Interesting, though not too important, all of this, and not very revolutionary either, but it does suggest that, as with “Stop Now”, for example, Helena Springs’ input is very limited. Grateful Dead, Robert Johnson, Leadbelly… all of them artists who are under the skin of the seasoned bluesman Bob Dylan – it is quite unlikely that, while talented, the young, green girl Helena Springs could shake all those references and paraphrases out of her puff sleeve.
It also applies to the title and vers line If I don’t be there by morning. Grammatically and/or syntactically incorrect (it must be either “if I am not there” or “if I won’t be there”). A weathered songwriter like Dylan effortlessly ignores language errors for the sake of rhyme and reason, but an inexperienced novice would not dare to let it pass (according to her own words, this is Springs’ second song lyrics attempt).
The limited input perhaps explains those wondrous additions to the Dylan / Springs songs in the Copyright Files:
With this document, signed by Helena Springs, the songwriter transferred and assigned to Special Rider Music “all her right, title and interest,” including the copyright
… and under “Notes” the whole is once again defined as an “Assignment”, so as a transfer. The same goes for those other songs that have been officially released, such as “Coming From The Heart”, “Stop Now” and “Walk Out In The Rain”.
Agreed, sometimes the songs with co-authors also get strange additions. As with “Isis,” from which Jacques Levy is said to have a 35% ownership:
words, music & arr.: Robert Dylan p.k.a. Bob Dylan;
words: Ram’s Horn Music, as employer for hire of Jacques Levy.
… but there is no such addition like this “the rights have been transferred” – though “as employer for hire” is odd again.
The rights to songs he writes with Robert Hunter, like the horrible “Ugliest Girl In The World”, are properly registered to both Ice Nine Publ. Company, Inc. (Hunter’s, or rather Grateful Dead’s publisher, of which Hunter is the president) and to Dylan’s Special Rider Music. Just as, for example, the collaboration with Michael Bolton, “Steel Bars”, is unsurprisingly in both names (Mr. Bolton’s Music, Inc. and Special Rider Music), like “Got My Mind Made Up” is also registered to Tom Petty’s company Gone Gator Music and the honour and rights for “Under Your Spell” are shared with Carol Bayer Sager Music.

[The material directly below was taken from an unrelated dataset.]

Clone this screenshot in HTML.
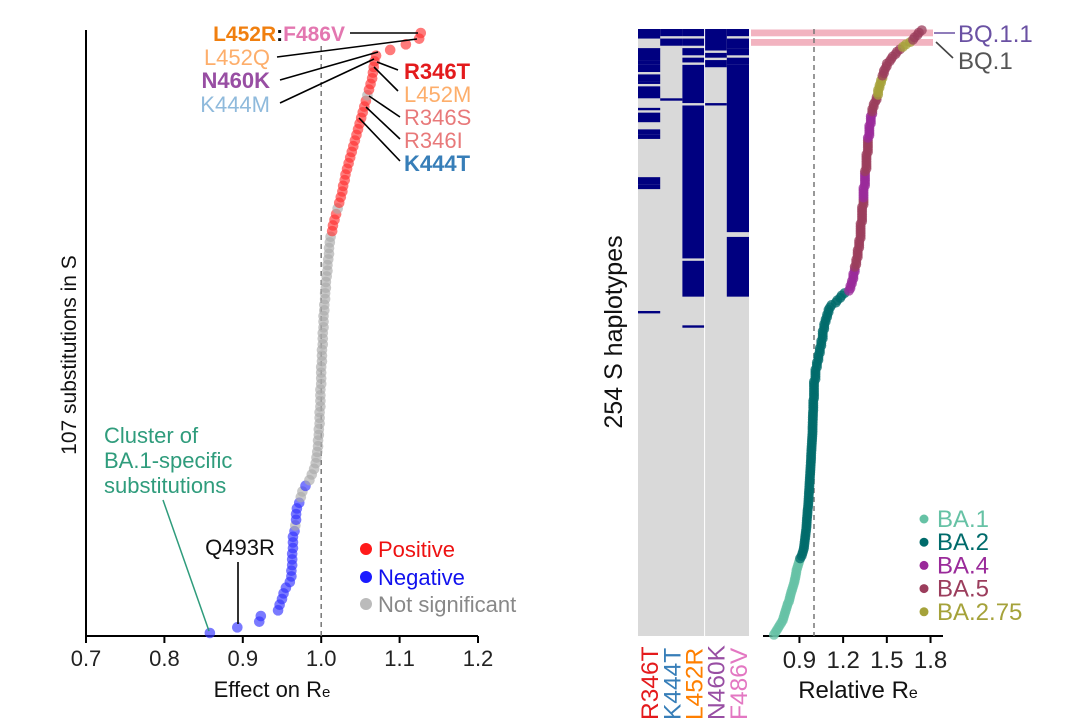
<!DOCTYPE html>
<html><head><meta charset="utf-8"><style>
html,body{margin:0;padding:0;background:#fff;}
svg{display:block;font-family:"Liberation Sans",Arial,sans-serif;}
</style></head><body>
<svg id="fig" width="1068" height="728" viewBox="0 0 1068 728" xmlns="http://www.w3.org/2000/svg">
<g id="left"></g>
<g id="right"></g>
</svg>
<script>
// ---------- LEFT PANEL DATA ----------
const effectValues = [0.858,0.893,0.921,0.923,0.945,0.947,0.950,0.952,0.955,0.960,0.962,0.962,0.963,0.963,0.963,0.964,0.964,0.964,0.966,0.967,0.968,0.968,0.969,0.972,0.974,0.976,0.980,
0.985,0.988,0.991,0.993,0.994,0.995,0.996,0.996,0.997,0.997,0.998,0.998,0.998,0.999,0.999,0.999,0.999,1.000,1.000,1.000,1.000,1.001,1.001,1.001,1.002,1.002,1.002,1.003,1.003,1.003,1.004,1.004,1.005,1.005,1.006,1.006,1.007,1.008,1.008,1.009,1.010,1.010,1.011,1.012,
1.014,1.015,1.017,1.019,1.021,1.023,1.025,1.027,1.028,1.030,1.031,1.033,1.035,1.037,1.039,1.041,1.043,1.045,1.047,1.049,1.051,1.053,1.055,1.057,1.059,1.061,1.063,1.065,1.066,1.067,1.068,1.070,1.088,1.108,1.125,1.127];
// significance: N negative, G not significant, P positive
const effectSignif = "NNNNNNNNNNNNNNNNNNNGNNNNGGN"+"GGGGGGGGGGGGGGGGGGGGGGGGGGGGGGGGGGGGGGGGGGGG"+"PPPPGPPPPPPPPPPPPPPPPPPPGPPPPPPPPPPP";
const leftTicks = [0.7,0.8,0.9,1.0,1.1,1.2];
const leftTickLabels = ["0.7","0.8","0.9","1.0","1.1","1.2"];

// ---------- RIGHT PANEL DATA ----------
const haploValues = [1.74,1.72,1.71,1.69,1.68,1.66,1.63,1.61,1.59,1.57,
1.56,1.54,1.53,1.52,1.50,1.50,1.49,1.48,1.48,1.47,
1.47,1.46,1.46,1.45,1.45,1.44,1.44,1.44,1.43,1.43,
1.42,1.41,1.41,1.40,1.40,1.40,1.39,1.39,1.39,1.39,
1.38,1.38,1.38,1.38,1.38,1.37,1.37,1.37,1.37,1.37,
1.37,1.37,1.36,1.36,1.36,1.36,1.36,1.36,1.36,1.35,
1.35,1.35,1.35,1.35,1.35,1.35,1.34,1.34,1.34,1.34,
1.34,1.34,1.34,1.34,1.33,1.33,1.33,1.33,1.33,1.33,
1.33,1.32,1.32,1.32,1.32,1.32,1.32,1.32,1.31,1.31,
1.31,1.31,1.30,1.30,1.30,1.30,1.29,1.29,1.29,1.28,
1.28,1.28,1.27,1.27,1.27,1.26,1.26,1.25,1.25,1.24,
1.21,1.19,1.18,1.16,1.15,1.12,1.11,1.10,1.10,1.09,
1.09,1.08,1.08,1.07,1.07,1.07,1.06,1.06,1.06,1.06,
1.05,1.05,1.05,1.04,1.04,1.04,1.03,1.03,1.03,1.02,
1.02,1.02,1.01,1.01,1.01,1.01,1.01,1.00,1.00,1.00,
1.00,1.00,1.00,1.00,1.00,0.995,0.995,0.995,0.995,0.995,
0.993,0.993,0.992,0.992,0.991,0.991,0.99,0.99,0.99,0.989,
0.988,0.987,0.986,0.985,0.984,0.983,0.982,0.981,0.98,0.98,
0.979,0.978,0.977,0.976,0.975,0.974,0.973,0.972,0.971,0.97,
0.969,0.968,0.967,0.966,0.965,0.964,0.963,0.962,0.961,0.96,
0.958,0.956,0.955,0.954,0.952,0.951,0.95,0.949,0.948,0.946,
0.944,0.942,0.94,0.938,0.936,0.934,0.932,0.93,0.925,0.92,
0.915,0.905,0.9,0.895,0.89,0.885,0.88,0.878,0.875,0.872,
0.868,0.865,0.86,0.855,0.85,0.845,0.84,0.836,0.832,0.828,
0.82,0.815,0.81,0.805,0.8,0.795,0.79,0.785,0.775,0.765,
0.755,0.745,0.735,0.725];
// lineage ranges [startRow, endRow, lineage]
const lineageRanges = [[0,4,"BA.5"],[5,7,"BA.2.75"],[8,19,"BA.5"],[20,27,"BA.2.75"],[28,34,"BA.5"],[35,45,"BA.4"],[46,59,"BA.5"],[60,70,"BA.4"],[71,99,"BA.5"],[100,109,"BA.4"],[110,221,"BA.2"],[222,253,"BA.1"]];
const lineageNames = ["BA.1","BA.2","BA.4","BA.5","BA.2.75"];
const lineageColors = {"BA.1":"#66c2a5","BA.2":"#006b6b","BA.4":"#9a2a9a","BA.5":"#9b3d5c","BA.2.75":"#a5a23a"};
const mutNames = ["R346T","K444T","L452R","N460K","F486V"];
const mutColors = ["#e41a1c","#377eb8","#ff7f00","#984ea3","#e377c2"];
// presence ranges per mutation column [startRow,endRow]
const mutR346T = [[0,3],[8,12],[13,14],[15,17],[19,21],[22,22],[24,28],[33,33],[35,38],[42,43],[44,45],[62,64],[65,66],[118,118]];
const mutK444T = [[0,2],[4,6],[29,29]];
const mutL452R = [[0,2],[4,6],[8,10],[12,13],[15,30],[32,95],[97,111],[124,124]];
const mutN460K = [[0,8],[10,11],[13,15],[31,31]];
const mutF486V = [[0,2],[4,7],[8,10],[12,14],[15,84],[87,111]];
const rightTicks = [0.9,1.2,1.5,1.8];
const rightTickLabels = ["0.9","1.2","1.5","1.8"];

const NS="http://www.w3.org/2000/svg";
function mk(parent,tag,attrs,text){const e=document.createElementNS(NS,tag);for(const k in attrs)e.setAttribute(k,attrs[k]);if(text!==undefined)e.textContent=text;parent.appendChild(e);return e;}

// ---------- LEFT PANEL ----------
const L=document.getElementById('left');
const lx=v=>86+(v-0.7)/0.5*392;
const ly=i=>633-i*(600/106);
let e;
e=mk(L,'line',{x1:86,y1:30,x2:86,y2:636,stroke:'#000','stroke-width':2});

e=mk(L,'line',{x1:86,y1:636,x2:478,y2:636,stroke:'#000','stroke-width':2});

e=mk(L,'line',{x1:lx(1.0),y1:46,x2:lx(1.0),y2:636,stroke:'#777','stroke-width':1.5,'stroke-dasharray':'5,4'});

leftTicks.forEach((t,k)=>{
  e=mk(L,'line',{x1:lx(t),y1:636,x2:lx(t),y2:643,stroke:'#000','stroke-width':2});
  
  e=mk(L,'text',{x:lx(t),y:666,'text-anchor':'middle','font-size':22,fill:'#222'},leftTickLabels[k]);
  
});
e=mk(L,'text',{x:272,y:697,'text-anchor':'middle','font-size':22,fill:'#111'});
e.innerHTML='Effect on R<tspan font-size="15">e</tspan>';

e=mk(L,'text',{x:0,y:0,transform:'translate(76,355) rotate(-90)','text-anchor':'middle','font-size':21,fill:'#111'},'107 substitutions in S');

const sigColor={N:'#3333ff',G:'#aaaaaa',P:'#ff3333'};
effectValues.forEach((v,i)=>{
  e=mk(L,'circle',{cx:lx(v),cy:ly(i),r:5.3,fill:sigColor[effectSignif[i]],'fill-opacity':0.65});
  
});
// annotations
const annL=[
 [277,57,417,39],[280,80,378,52],[280,103,374,59],[350,33,418,33],
 [377,62,398,70],[374,67,398,91],[369,96,400,117],[366,107,400,139],[359,118,400,161]];
annL.forEach(a=>{e=mk(L,'line',{x1:a[0],y1:a[1],x2:a[2],y2:a[3],stroke:'#000','stroke-width':1.6});
 });
e=mk(L,'text',{x:345,y:41,'text-anchor':'end','font-size':21});
e.innerHTML='<tspan fill="#f07f0f" font-weight="bold">L452R</tspan><tspan fill="#111" font-weight="bold">:</tspan><tspan fill="#e377b0" font-weight="bold">F486V</tspan>';

const lblL=[["L452Q",65,'#fdae6b','normal'],["N460K",88,'#984ea3','bold'],["K444M",112,'#8fbadc','normal']];
lblL.forEach(a=>{e=mk(L,'text',{x:270,y:a[1],'text-anchor':'end','font-size':22,fill:a[2],'font-weight':a[3]},a[0]);
 });
const lblR=[["R346T",79,'#e31a1c','bold'],["L452M",102,'#fdae6b','normal'],["R346S",125,'#e8797a','normal'],["R346I",148,'#e8797a','normal'],["K444T",171,'#377eb8','bold']];
lblR.forEach(a=>{e=mk(L,'text',{x:404,y:a[1],'font-size':22,fill:a[2],'font-weight':a[3]},a[0]);
 });
["Cluster of","BA.1-specific","substitutions"].forEach((t,k)=>{
 e=mk(L,'text',{x:104,y:443+k*25,'font-size':22,fill:'#2f9c7c'},t);
 });
e=mk(L,'line',{x1:163,y1:500,x2:209,y2:631,stroke:'#2f9c7c','stroke-width':1.5});

e=mk(L,'text',{x:240,y:555,'text-anchor':'middle','font-size':22,fill:'#111'},'Q493R');

e=mk(L,'line',{x1:238,y1:562,x2:238,y2:624,stroke:'#000','stroke-width':1.6});

[["Positive",'#ff1a1a','#ee1111',549],["Negative",'#1a1aff','#1111ee',577],["Not significant",'#bbbbbb','#888888',604]].forEach(a=>{
 e=mk(L,'circle',{cx:366,cy:a[3],r:6,fill:a[1]});
 
 e=mk(L,'text',{x:378,y:a[3]+8,'font-size':22,fill:a[2]},a[0]);
 
});

// ---------- RIGHT PANEL ----------
const R=document.getElementById('right');
const hx0=638,colW=22.2,rowTop=29,rowH=607/254;
const ry=r=>rowTop+(r+0.5)*rowH;
const rx=v=>814+(v-1.0)/0.3*43.7;
e=mk(R,'rect',{x:hx0,y:rowTop,width:colW*5,height:607,fill:'#d9d9d9'});

[mutR346T,mutK444T,mutL452R,mutN460K,mutF486V].forEach((ranges,c)=>{
 ranges.forEach(rg=>{
  e=mk(R,'rect',{x:hx0+c*colW,y:rowTop+rg[0]*rowH,width:colW,height:(rg[1]-rg[0]+1)*rowH,fill:'#000080'});
  
  
 });
});
e=mk(R,'line',{x1:hx0+3*colW,y1:rowTop,x2:hx0+3*colW,y2:636,stroke:'#fff','stroke-width':1});

mutNames.forEach((m,c)=>{
 e=mk(R,'text',{x:0,y:0,transform:`translate(${hx0+c*colW+colW/2+9},720) rotate(-90)`,'font-size':24.5,fill:mutColors[c]},m);
 
});
e=mk(R,'text',{x:0,y:0,transform:'translate(622,332) rotate(-90)','text-anchor':'middle','font-size':25,fill:'#111'},'254 S haplotypes');

// highlight bars
[0,1].forEach(k=>{
 e=mk(R,'rect',{x:751,y:rowTop+k*9.5+0.5,width:182,height:6.8,fill:'#f2b3c0'});
 
});
e=mk(R,'line',{x1:763,y1:636,x2:943,y2:636,stroke:'#000','stroke-width':2});

e=mk(R,'line',{x1:rx(1.0),y1:29,x2:rx(1.0),y2:636,stroke:'#777','stroke-width':1.5,'stroke-dasharray':'5,4'});

rightTicks.forEach((t,k)=>{
 e=mk(R,'line',{x1:rx(t),y1:636,x2:rx(t),y2:643,stroke:'#000','stroke-width':2});
 
 e=mk(R,'text',{x:rx(t),y:668,'text-anchor':'middle','font-size':24,fill:'#222'},rightTickLabels[k]);
 
});
e=mk(R,'text',{x:858,y:698,'text-anchor':'middle','font-size':24,fill:'#111'});
e.innerHTML='Relative R<tspan font-size="16">e</tspan>';

function lineageOf(r){for(const g of lineageRanges){if(r>=g[0]&&r<=g[1])return g[2];}return "BA.5";}
for(let r=haploValues.length-1;r>=0;r--){
 e=mk(R,'circle',{cx:rx(haploValues[r]),cy:ry(r),r:5,fill:lineageColors[lineageOf(r)],'fill-opacity':0.75});
 
}
e=mk(R,'line',{x1:934,y1:33,x2:955,y2:33,stroke:'#6a51a3','stroke-width':1.6});

e=mk(R,'text',{x:958,y:42,'font-size':24,fill:'#6a51a3'},'BQ.1.1');

e=mk(R,'line',{x1:936,y1:42,x2:953,y2:58,stroke:'#444','stroke-width':1.6});

e=mk(R,'text',{x:958,y:69,'font-size':24,fill:'#555'},'BQ.1');

lineageNames.forEach((n,k)=>{
 const yy=519+k*23.2;
 e=mk(R,'circle',{cx:924,cy:yy,r:4.5,fill:lineageColors[n]});
 
 e=mk(R,'text',{x:937,y:yy+8,'font-size':24,fill:lineageColors[n]},n);
 
});
</script>
</body></html>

In short, it is quite unusual for a co-author to be requested to transfer all rights to Dylan’s music publisher. Springs may still share in the royalties, but it is more likely that she has sold her rights – the U.S. Copyright Office reports on all songs that Dylan’s Special Rider Music is the only “Copyright Claimant”, the only entitled party.
Peculiar. But all that legal haggling has no further influence on the impact of the song, obviously.
That impact is negligible. Just like almost all songs from the Street Legal period (apart from “Señor”), “If I Don’t Be There By Morning” drifts unnoticed away on the Waters of Oblivion. In 2001, the Louisiana veteran club The Hoodoo Kings produces a nice but rather superfluous cover on their eponymous album (although the JazzTimes of July 1, 2001 considers the interpretation as one of the four highlights of the album).
Already in ’78 the Flemish singer Ann Christy tries to score a hit with the song, remarkably enough in combination with that other Dylan / Springs / Clapton title, “Walk Out In The Rain”. Fans of the late Christy think to this day that Dylan wrote the songs for her – and both readings were then, and still are, insurmountably frumpy.
The best interpretations are and remain the live performances of Mr. Slowhand himself. But even Clapton never plays “If I Don’t Be There By Morning” again after May 18, 1980.
In Guildford by the way, 15 miles from Blackbushe Aerodrome – so before abandoning her, he does take the song back home, like a gentleman. Well before the morning, of course.